====== PROVIDED MATERIAL

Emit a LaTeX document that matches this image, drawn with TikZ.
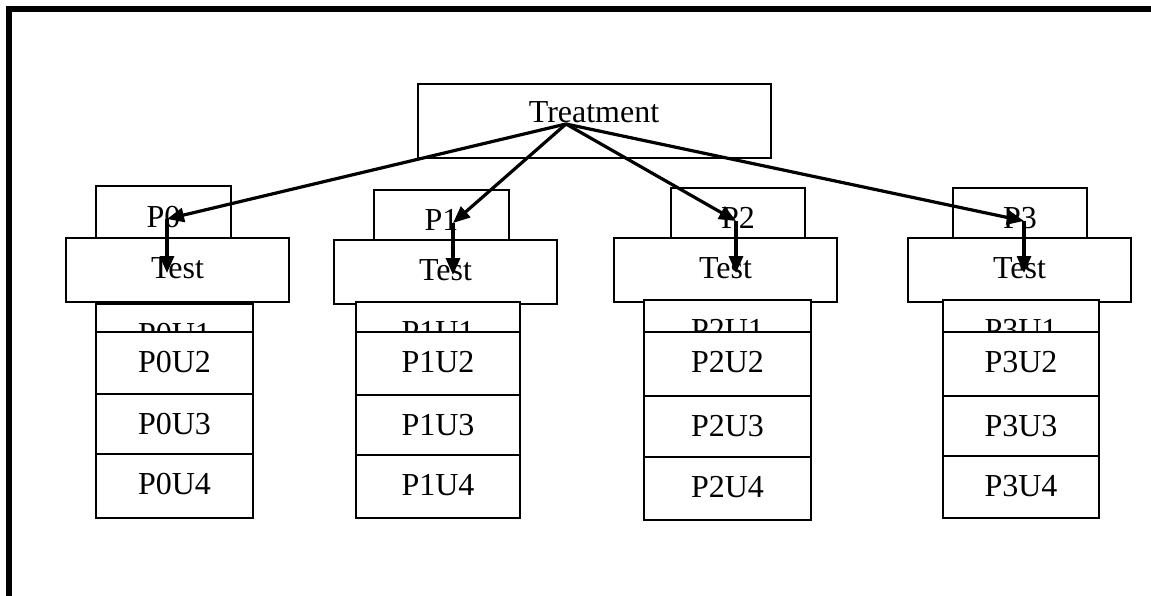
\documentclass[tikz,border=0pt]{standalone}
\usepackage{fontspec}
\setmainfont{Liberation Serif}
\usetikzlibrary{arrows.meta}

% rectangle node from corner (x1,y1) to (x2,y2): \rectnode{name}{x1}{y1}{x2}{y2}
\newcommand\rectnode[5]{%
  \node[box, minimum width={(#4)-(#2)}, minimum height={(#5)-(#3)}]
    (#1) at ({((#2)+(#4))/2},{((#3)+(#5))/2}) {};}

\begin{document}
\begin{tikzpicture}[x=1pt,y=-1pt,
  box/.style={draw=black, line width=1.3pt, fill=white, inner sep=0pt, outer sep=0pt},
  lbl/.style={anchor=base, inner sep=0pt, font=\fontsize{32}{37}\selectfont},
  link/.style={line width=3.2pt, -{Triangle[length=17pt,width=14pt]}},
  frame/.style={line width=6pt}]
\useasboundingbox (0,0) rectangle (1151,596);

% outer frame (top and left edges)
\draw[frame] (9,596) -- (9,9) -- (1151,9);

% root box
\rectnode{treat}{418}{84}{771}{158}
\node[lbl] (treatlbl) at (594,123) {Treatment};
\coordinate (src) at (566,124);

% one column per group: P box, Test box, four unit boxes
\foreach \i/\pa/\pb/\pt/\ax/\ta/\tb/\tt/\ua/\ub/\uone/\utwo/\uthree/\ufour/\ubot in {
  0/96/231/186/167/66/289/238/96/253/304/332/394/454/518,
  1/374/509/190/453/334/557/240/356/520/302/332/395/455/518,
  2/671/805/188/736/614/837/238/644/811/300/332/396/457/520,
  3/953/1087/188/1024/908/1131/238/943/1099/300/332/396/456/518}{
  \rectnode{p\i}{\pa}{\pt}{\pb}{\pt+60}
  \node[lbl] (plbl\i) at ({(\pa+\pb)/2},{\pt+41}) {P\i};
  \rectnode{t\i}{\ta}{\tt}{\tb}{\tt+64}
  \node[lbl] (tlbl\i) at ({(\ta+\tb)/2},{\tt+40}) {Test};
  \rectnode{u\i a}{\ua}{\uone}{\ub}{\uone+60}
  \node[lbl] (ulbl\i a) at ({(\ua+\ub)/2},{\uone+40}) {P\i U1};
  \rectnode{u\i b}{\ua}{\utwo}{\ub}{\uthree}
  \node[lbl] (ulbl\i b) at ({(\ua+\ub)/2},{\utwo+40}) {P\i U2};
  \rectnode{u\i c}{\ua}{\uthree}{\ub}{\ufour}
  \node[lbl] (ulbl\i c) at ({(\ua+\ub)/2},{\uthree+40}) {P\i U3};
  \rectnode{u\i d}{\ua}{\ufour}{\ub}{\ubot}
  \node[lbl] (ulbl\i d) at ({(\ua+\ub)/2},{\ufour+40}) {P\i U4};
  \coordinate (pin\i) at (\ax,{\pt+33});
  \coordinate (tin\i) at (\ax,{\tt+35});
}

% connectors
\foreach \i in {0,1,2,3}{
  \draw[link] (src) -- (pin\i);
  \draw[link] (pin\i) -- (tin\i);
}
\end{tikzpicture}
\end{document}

============

### WHAT YOU NEED TO DO
In the data above, please extract the lines from the first one through the line with "(src) at (566,124);", exactly, and keep pictures out.

### RESULT
Emit a LaTeX document that matches this image, drawn with TikZ.
\documentclass[tikz,border=0pt]{standalone}
\usepackage{fontspec}
\setmainfont{Liberation Serif}
\usetikzlibrary{arrows.meta}

% rectangle node from corner (x1,y1) to (x2,y2): \rectnode{name}{x1}{y1}{x2}{y2}
\newcommand\rectnode[5]{%
  \node[box, minimum width={(#4)-(#2)}, minimum height={(#5)-(#3)}]
    (#1) at ({((#2)+(#4))/2},{((#3)+(#5))/2}) {};}

\begin{document}
\begin{tikzpicture}[x=1pt,y=-1pt,
  box/.style={draw=black, line width=1.3pt, fill=white, inner sep=0pt, outer sep=0pt},
  lbl/.style={anchor=base, inner sep=0pt, font=\fontsize{32}{37}\selectfont},
  link/.style={line width=3.2pt, -{Triangle[length=17pt,width=14pt]}},
  frame/.style={line width=6pt}]
\useasboundingbox (0,0) rectangle (1151,596);

% outer frame (top and left edges)
\draw[frame] (9,596) -- (9,9) -- (1151,9);

% root box
\rectnode{treat}{418}{84}{771}{158}
\node[lbl] (treatlbl) at (594,123) {Treatment};
\coordinate (src) at (566,124);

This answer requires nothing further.